A reportagem insistiu pedindo respostas por escrito de perguntas previamente enviadas por e-mail ou mesmo um posicionamento sobre as vendas da empresa para Israel. Ela não respondeu.
Também procuramos a IWI, que informou que não divulga informações sobre suas operações ou seus clientes. A reportagem também tentou contato com a IMI Systems por e-mail e por meio do site da empresa que a controla, a Elbit Systems. Não houve retorno.
Governo desconhece operação
O Intercept também procurou o governo federal.

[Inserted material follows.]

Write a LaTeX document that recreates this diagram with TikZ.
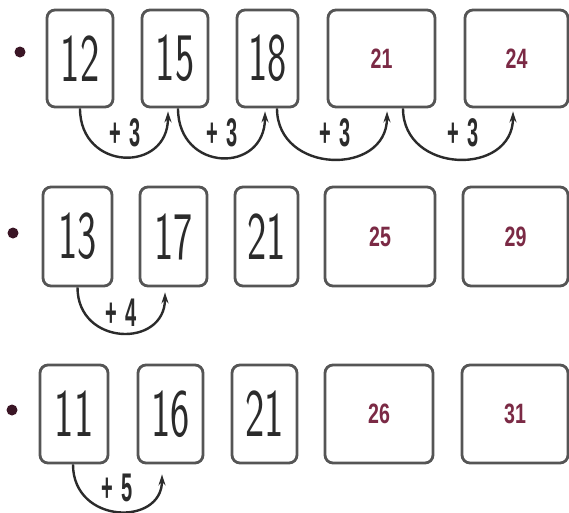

Perguntamos ao Ministério das Relações Exteriores, o Itamaraty, se o estado brasileiro tem conhecimento de que uma empresa nacional fornece barras de aço para fábricas de armas de Israel e o que a gestão Lula tem a dizer sobre isso.
O Itamaraty respondeu sugerindo que entrássemos em contato com o Ministério da Defesa, “órgão responsável pela supervisão do comércio exterior brasileiro no que tange a produtos de defesa”.
Uma resposta semelhante veio do Ministério do Desenvolvimento, Indústria, Comércio e Serviços, comandado pelo vice-presidente Geraldo Alckmin, do PSB. O órgão respondeu que “não detém informações sobre as empresas que compram produtos brasileiros no exterior, nem sua finalidade e uso no país destino” e ressaltou que “as exportações de armas e materiais militares são reguladas pelo Exército e pela Defesa”.
Procuramos, então, o Ministério da Defesa. O órgão prontamente respondeu ao ser questionado sobre a venda de barras de aço para Israel: “informamos que o Ministério da Defesa não é o órgão de controle do produto em questão”. Enviamos, então, a resposta da Defesa ao Itamaraty e à pasta de Desenvolvimento pedindo um novo posicionamento. Não houve resposta.